Project Spotlight

SupplyStream: Synthetic Retail Supply Chain Simulator + Analytics

A realistic, Python-driven simulator of an Indian retail network that generates analytics-ready CSVs and creation of a Power BI dashboard to explore service, cost, inventory, and returns trade-offs end-to-end.

🧭 Executive summary

  • Problem: Often analytics teams need realistic supply chain data to prototype dashboards and ML models without relying on sensitive production systems.

  • Approach: Simulate a hub-and-spoke network with two-tier transport, generate clean facts/dims as CSVs, and wire them into a Power BI model for rapid analysis.

  • Outcome: A plug-and-play dataset and reference dashboard that surface fulfillment, on-time delivery, stockout risk, transport cost, and returns behavior.

Video demo of the Power BI dashboard

❗ Problem statement

Building supply chain dashboards and training models often stalls due to scarce, sensitive, or fragmented operational data, slowing iteration and increasing risk.

Young data professional need a safe, configurable data source that mirrors real network behavior so they can prototype fast and evaluate trade-offs before touching production.
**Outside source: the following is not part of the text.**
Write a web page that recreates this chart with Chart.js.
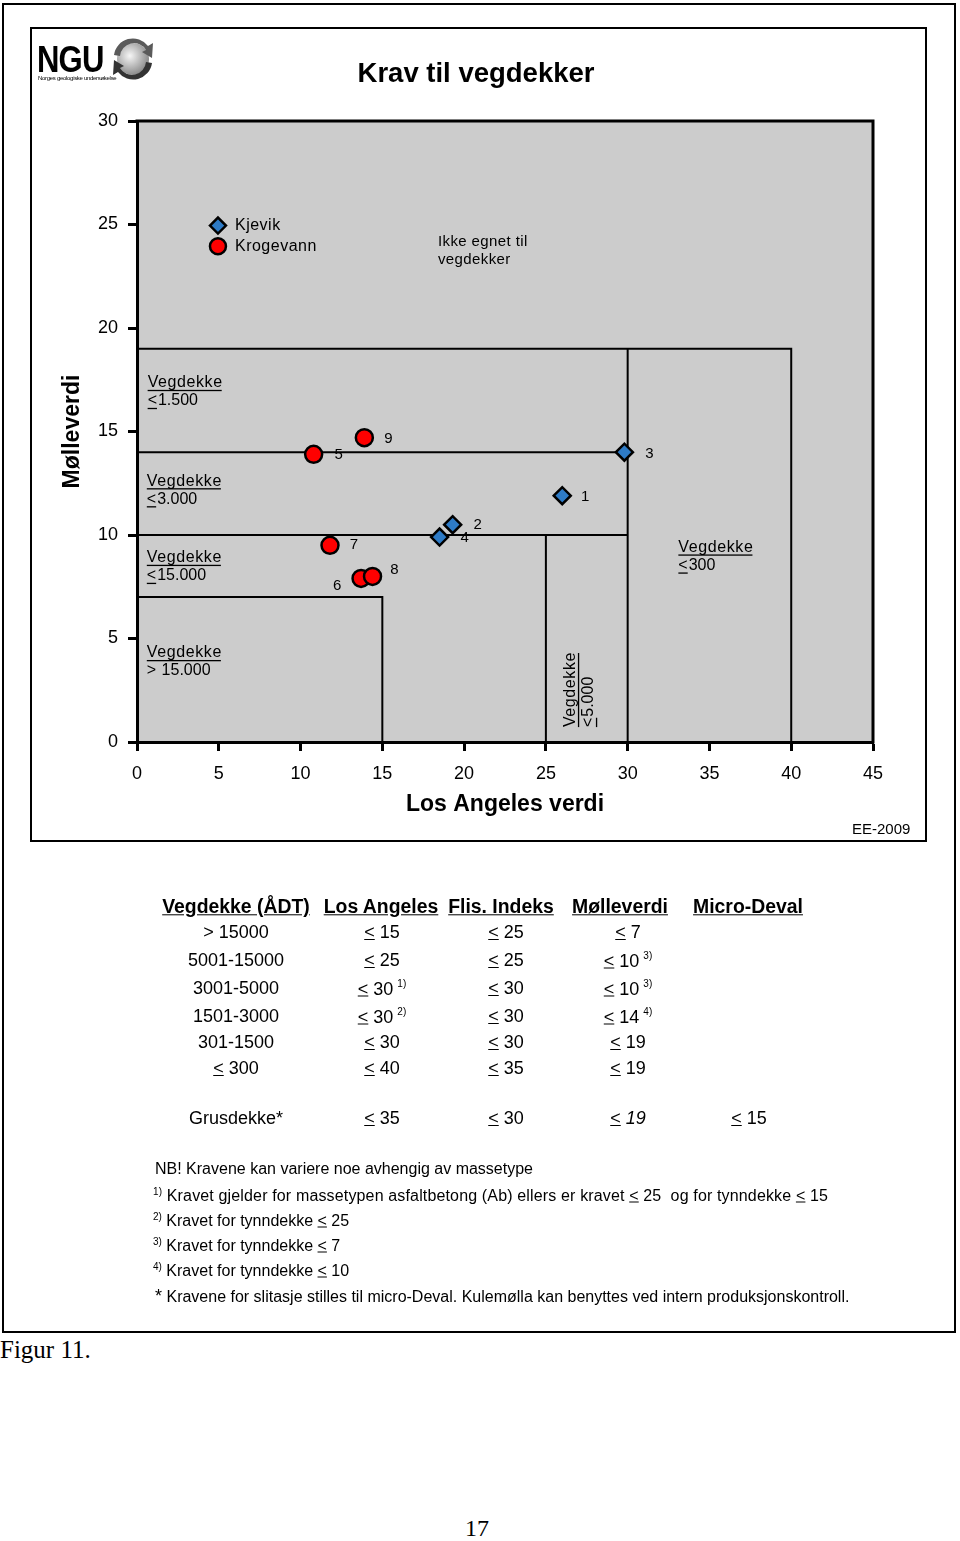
<!DOCTYPE html>
<html>
<head>
<meta charset="utf-8">
<script src="https://cdn.jsdelivr.net/npm/chart.js@4.4.0/dist/chart.umd.min.js"></script>
<style>
  body { margin: 0; background: #fff; width: 960px; height: 1541px; position: relative; overflow: hidden;
         font-family: "Liberation Sans", Arial, sans-serif; color: #000; }
  .t { position: absolute; white-space: nowrap; line-height: 1; transform: translateY(-50%); }
  .c { position: absolute; white-space: nowrap; line-height: 1; transform: translate(-50%, -50%); }
  .box { position: absolute; box-sizing: border-box; border: 2px solid #000; }
  sup { font-size: 10px; vertical-align: 8px; margin-left: 4px; }
</style>
</head>
<body>
<canvas id="chart" width="960" height="860" style="position:absolute;left:0;top:0"></canvas>
<div class="box" style="left:2px;top:3px;width:954px;height:1330px"></div>
<div class="box" style="left:30px;top:27px;width:897px;height:815px"></div>

<!-- logo -->
<div class="t" style="left:37px;top:59px;font-size:37px;font-weight:bold;letter-spacing:-1px;transform:translateY(-50%) scaleX(0.84);transform-origin:left center">NGU</div>
<div class="t" style="left:38px;top:78px;font-size:6px;letter-spacing:-0.3px">Norges geologiske undersøkelse</div>
<svg style="position:absolute;left:111px;top:35px" width="44" height="46" viewBox="0 0 44 46">
  <defs>
    <radialGradient id="g" cx="40%" cy="40%" r="60%">
      <stop offset="0" stop-color="#f6f6f6"/><stop offset="1" stop-color="#8c8c8c"/>
    </radialGradient>
  </defs>
  <circle cx="22" cy="24" r="16" fill="url(#g)"/>
  <path d="M3 20 A19 19 0 0 1 37 11 L42 8 L41 23 L31 17 L35 15 A14 14 0 0 0 9 21 Z" fill="#5a5a5a"/>
  <path d="M41 28 A19 19 0 0 1 7 37 L2 40 L3 25 L13 31 L9 33 A14 14 0 0 0 35 27 Z" fill="#333"/>
</svg>

<div class="c" style="left:476px;top:73px;font-size:27.5px;font-weight:bold">Krav til vegdekker</div>
<div class="t" style="left:852px;top:828px;font-size:15px">EE-2009</div>

<div id="table"></div>

<div class="t" style="left:0px;top:1349px;font-family:'Liberation Serif','Times New Roman',serif;font-size:25px">Figur 11.</div>
<div class="c" style="left:477px;top:1528px;font-family:'Liberation Serif','Times New Roman',serif;font-size:24px">17</div>

<script>
// Kjevik samples (blue diamonds)
const kjevikLA = [26.0, 19.3, 29.8, 18.5];
const kjevikMV = [11.9, 10.5, 14.0, 9.9];
const kjevikIds = ['1', '2', '3', '4'];

// Krogevann samples (red circles)
const krogevannLA = [10.8, 13.7, 11.8, 14.4, 13.9];
const krogevannMV = [13.9, 7.9, 9.5, 8.0, 14.7];
const krogevannIds = ['5', '6', '7', '8', '9'];

const xTicks = [0, 5, 10, 15, 20, 25, 30, 35, 40, 45];
const yTicks = [0, 5, 10, 15, 20, 25, 30];

// requirement limits, corner points as [Los Angeles, Mølleverdi]
const limitLines = [
  [[0, 19], [40, 19], [40, 0]],
  [[0, 14], [30, 14]],
  [[30, 19], [30, 0]],
  [[0, 10], [30, 10]],
  [[25, 10], [25, 0]],
  [[0, 7], [15, 7], [15, 0]]
];

// table under the chart ('≤' is written as underlined <, ^ marks a footnote)
const tableHead = ['Vegdekke (ÅDT)', 'Los Angeles', 'Flis. Indeks', 'Mølleverdi', 'Micro-Deval'];
const tableRows = [
  ['> 15000', '≤ 15', '≤ 25', '≤ 7'],
  ['5001-15000', '≤ 25', '≤ 25', '≤ 10^3)'],
  ['3001-5000', '≤ 30^1)', '≤ 30', '≤ 10^3)'],
  ['1501-3000', '≤ 30^2)', '≤ 30', '≤ 14^4)'],
  ['301-1500', '≤ 30', '≤ 30', '≤ 19'],
  ['≤ 300', '≤ 40', '≤ 35', '≤ 19']
];
const gravelRow = ['Grusdekke*', '≤ 35', '≤ 30', '≤ <i>19</i>', '≤ 15'];
const footnotes = [
  ['', 'NB! Kravene kan variere noe avhengig av massetype'],
  ['1)', 'Kravet gjelder for massetypen asfaltbetong (Ab) ellers er kravet ≤ 25&nbsp; og for tynndekke ≤ 15'],
  ['2)', 'Kravet for tynndekke ≤ 25'],
  ['3)', 'Kravet for tynndekke ≤ 7'],
  ['4)', 'Kravet for tynndekke ≤ 10'],
  ['*', 'Kravene for slitasje stilles til micro-Deval. Kulemølla kan benyttes ved intern produksjonskontroll.']
];

const fmt = s => s.replace(/≤/g, '<u>&lt;</u>').replace(/\^(\S+)/g, '<sup>$1</sup>');

// build the table
const tbl = document.getElementById('table');
const headX = [236, 381, 501, 620, 748];
const colX = [236, 382, 506, 628, 749];
const rowY = [932, 960, 988, 1016, 1042, 1068];
tableHead.forEach((h, i) => {
  tbl.insertAdjacentHTML('beforeend',
    `<div class="c" style="left:${headX[i]}px;top:907px;font-size:19.4px;font-weight:bold;text-decoration:underline">${h}</div>`);
});
tableRows.forEach((row, r) => {
  row.forEach((cell, i) => {
    tbl.insertAdjacentHTML('beforeend',
      `<div class="c" style="left:${colX[i]}px;top:${rowY[r]}px;font-size:18px">${fmt(cell)}</div>`);
  });
});
gravelRow.forEach((cell, i) => {
  tbl.insertAdjacentHTML('beforeend',
    `<div class="c" style="left:${colX[i]}px;top:1118px;font-size:18px">${fmt(cell)}</div>`);
});
const noteY = [1169, 1195, 1220, 1245, 1270, 1296];
footnotes.forEach(([mark, text], i) => {
  let lead = '';
  if (mark === '*') lead = '<span style="font-size:18px">*</span> ';
  else if (mark) lead = `<span style="font-size:10px;vertical-align:6px">${mark}</span> `;
  const ls = mark === '1)' ? 'letter-spacing:0.15px;' : '';
  tbl.insertAdjacentHTML('beforeend',
    `<div class="t" style="left:${mark && mark !== '*' ? 153 : 155}px;top:${noteY[i]}px;font-size:16px;${ls}">${lead}${fmt(text)}</div>`);
});

// chart
Chart.defaults.font.family = '"Liberation Sans", Arial, sans-serif';
Chart.defaults.color = '#000';

const toPoints = (xs, ys) => xs.map((x, i) => ({ x: x, y: ys[i] }));
const idOffsets = {
  '1': [23, 1], '2': [25, 0], '3': [25, 2], '4': [25, 1], '5': [25, 1],
  '6': [-24, 7], '7': [24, 0], '8': [22, -7], '9': [24, 1]
};

const zoneLabels = [
  { x: 0.65, y: 17.35, sign: '<', value: '1.500' },
  { x: 0.6, y: 12.6, sign: '<', value: '3.000' },
  { x: 0.6, y: 8.9, sign: '<', value: '15.000' },
  { x: 0.6, y: 4.3, sign: '> ', value: '15.000' },
  { x: 33.1, y: 9.4, sign: '<', value: '300' }
];

function zoneLabel(ctx, x, y, sign, value) {
  ctx.font = '16px "Liberation Sans", Arial';
  ctx.textAlign = 'left';
  ctx.textBaseline = 'middle';
  ctx.letterSpacing = '0.6px';
  ctx.fillText('Vegdekke', x, y);
  const w = ctx.measureText('Vegdekke').width;
  ctx.fillRect(x, y + 7, w - 1, 1.3);
  ctx.letterSpacing = '0px';
  const y2 = y + 18;
  ctx.fillText(sign, x, y2);
  const ws = ctx.measureText(sign).width;
  if (sign === '<') ctx.fillRect(x, y2 + 7, ws, 1.3);
  ctx.fillText(value, x + ws + 1, y2);
}

function marker(ctx, style, x, y, r, fill) {
  ctx.beginPath();
  if (style === 'rectRot') {
    ctx.moveTo(x - r, y); ctx.lineTo(x, y - r); ctx.lineTo(x + r, y); ctx.lineTo(x, y + r); ctx.closePath();
  } else {
    ctx.arc(x, y, r, 0, Math.PI * 2);
  }
  ctx.fillStyle = fill; ctx.fill();
  ctx.lineWidth = 2.5; ctx.strokeStyle = '#000'; ctx.stroke();
}

const plotDecor = {
  id: 'plotDecor',
  beforeDraw(chart) {
    const { ctx, chartArea: a } = chart;
    ctx.save();
    ctx.fillStyle = '#cccccc';
    ctx.fillRect(a.left, a.top, a.right - a.left, a.bottom - a.top);
    ctx.restore();
  },
  beforeDatasetsDraw(chart) {
    const { ctx, chartArea: a } = chart;
    ctx.save();
    ctx.strokeStyle = '#000';
    ctx.lineWidth = 3;
    ctx.beginPath();
    ctx.moveTo(a.left - 1.5, a.top);
    ctx.lineTo(a.right, a.top);
    ctx.lineTo(a.right, a.bottom + 1.5);
    ctx.stroke();
    ctx.restore();
  },
  afterDatasetsDraw(chart) {
    const { ctx } = chart;
    const sx = chart.scales.x, sy = chart.scales.y;
    const px = v => sx.getPixelForValue(v), py = v => sy.getPixelForValue(v);
    ctx.save();
    ctx.fillStyle = '#000';

    // sample numbers
    ctx.font = '15px "Liberation Sans", Arial';
    ctx.textAlign = 'center';
    ctx.textBaseline = 'middle';
    [kjevikIds, krogevannIds].forEach((ids, d) => {
      chart.getDatasetMeta(d).data.forEach((el, i) => {
        const o = idOffsets[ids[i]];
        ctx.fillText(ids[i], el.x + o[0], el.y + o[1]);
      });
    });

    // zone labels
    zoneLabels.forEach(z => zoneLabel(ctx, px(z.x), py(z.y), z.sign, z.value));
    ctx.save();
    ctx.translate(px(26.53), py(0.72));
    ctx.rotate(-Math.PI / 2);
    zoneLabel(ctx, 0, 0, '<', '5.000');
    ctx.restore();

    // legend
    const lx = px(4.95);
    marker(ctx, 'rectRot', lx, py(24.95), 8, '#2e7bc6');
    marker(ctx, 'circle', lx, py(23.95), 8, '#ff0000');
    ctx.fillStyle = '#000';
    ctx.font = '16px "Liberation Sans", Arial';
    ctx.textAlign = 'left';
    ctx.letterSpacing = '0.5px';
    ctx.fillText('Kjevik', lx + 17, py(24.95));
    ctx.fillText('Krogevann', lx + 17, py(23.95));

    ctx.font = '15px "Liberation Sans", Arial';
    ctx.letterSpacing = '0.4px';
    ctx.fillText('Ikke egnet til', px(18.4), py(24.15));
    ctx.fillText('vegdekker', px(18.4), py(24.15) + 18);
    ctx.restore();
  }
};

const datasets = [
  {
    label: 'Kjevik',
    data: toPoints(kjevikLA, kjevikMV),
    pointStyle: 'rectRot',
    pointRadius: 8.5,
    pointBackgroundColor: '#2e7bc6',
    pointBorderColor: '#000',
    pointBorderWidth: 2.5,
    showLine: false,
    order: 0
  },
  {
    label: 'Krogevann',
    data: toPoints(krogevannLA, krogevannMV),
    pointStyle: 'circle',
    pointRadius: 8.5,
    pointBackgroundColor: '#ff0000',
    pointBorderColor: '#000',
    pointBorderWidth: 2.5,
    showLine: false,
    order: 1
  }
].concat(limitLines.map(line => ({
  label: 'limit',
  data: line.map(([x, y]) => ({ x: x, y: y })),
  showLine: true,
  borderColor: '#000',
  borderWidth: 2,
  pointRadius: 0,
  fill: false,
  order: 2
})));

const chart = new Chart(document.getElementById('chart'), {
  type: 'scatter',
  data: { datasets: datasets },
  plugins: [plotDecor],
  options: {
    responsive: false,
    animation: false,
    devicePixelRatio: 1,
    events: [],
    layout: { padding: { left: 59, top: 121, right: 87, bottom: 42 } },
    plugins: { legend: { display: false }, tooltip: { enabled: false } },
    scales: {
      x: {
        type: 'linear',
        min: 0,
        max: 45,
        afterBuildTicks: s => { s.ticks = xTicks.map(v => ({ value: v })); },
        afterFit: s => { s.height = 76; },
        ticks: { font: { size: 18 }, color: '#000', padding: 12, maxRotation: 0, autoSkip: false },
        grid: { drawOnChartArea: false, tickLength: 9, tickWidth: 3, tickColor: '#000' },
        border: { color: '#000', width: 3 },
        title: { display: true, text: 'Los Angeles verdi', font: { size: 23, weight: 'bold' }, color: '#000', padding: 0 }
      },
      y: {
        type: 'linear',
        min: 0,
        max: 30,
        afterBuildTicks: s => { s.ticks = yTicks.map(v => ({ value: v })); },
        afterFit: s => { s.width = 78; },
        ticks: { font: { size: 18 }, color: '#000', padding: 10, autoSkip: false },
        grid: { drawOnChartArea: false, tickLength: 9, tickWidth: 3, tickColor: '#000' },
        border: { color: '#000', width: 3 },
        title: { display: true, text: 'Mølleverdi', font: { size: 23, weight: 'bold' }, color: '#000', padding: 0 }
      }
    }
  }
});
</script>
</body>
</html>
🛠️ Decision-making approach

  • Model a hub‑and‑spoke network with ~100 stores, three regional hubs, and specialized suppliers to reflect realistic flows and constraints.
  • Simulate demand with seasonality and lead times, replenish via ROP logic, and generate shipments, inventory snapshots, and returns with plausible variability.
  • Export tidy facts/dimensions to CSV for immediate ingestion in BI tools using raw GitHub URLs, minimizing ETL friction.
  • Design the Power BI model to answer core questions first (service, cost, stock risk), then enable deeper drilldowns by hub, store, product, and time.

🏗️ Architecture in brief

Python simulator → SupplyChain_Data/*.csv → GitHub raw links → Power BI data model with DAX measures and relationships for analysis.

🚚 Logistics at a glance

  • Three regional hubs (DEL, BOM, BLR) route apparel, footwear, and accessories to stores.
  • Two‑tier transport: inter‑hub cross‑dock legs and final‑mile courier deliveries with realistic costs and distances.
  • Returns are probabilistic by line with reason codes to support reverse logistics analysis.

📂 Outputs

  • Dimensions: hubs, stores, products, suppliers for clean joins and filters.
  • Facts: orders, shipments, inventory snapshots, inbound, and returns to trace the end‑to‑end journey.
  • Link table: shipment↔order mapping to attribute costs and service outcomes correctly.

📊 Analytics layer

  • Service: fulfillment rate and on‑time delivery computed from shipment legs and required dates.
  • Inventory: stockout risk flagged via on‑hand vs ROP; average on hand tracked at SKU level.
  • Cost: total transport and cost per unit tied back through link tables for proper attribution.
  • Returns: rates and reasons to understand reverse logistics patterns by category and channel.

💡 What this enables

  • Prototype dashboards safely and iterate UX fast, aligning to at‑a‑glance KPIs before live data is available.
  • Run “what‑if” analysis on lead times, reliability, and demand patterns to see service‑cost trade‑offs.
  • Train and benchmark ML features on consistent, labeled data that mirrors real supply behavior.

✅ Validation

  • Validity checks on order volumes, lead times, and cost curves to ensure realistic ranges and distributions.
  • Model integrity checks: relationship mappings and referential joins verified for facts, dims, and link tables.
  • Dashboard QA: KPIs align with measure definitions; layouts prioritize clarity and scanning patterns.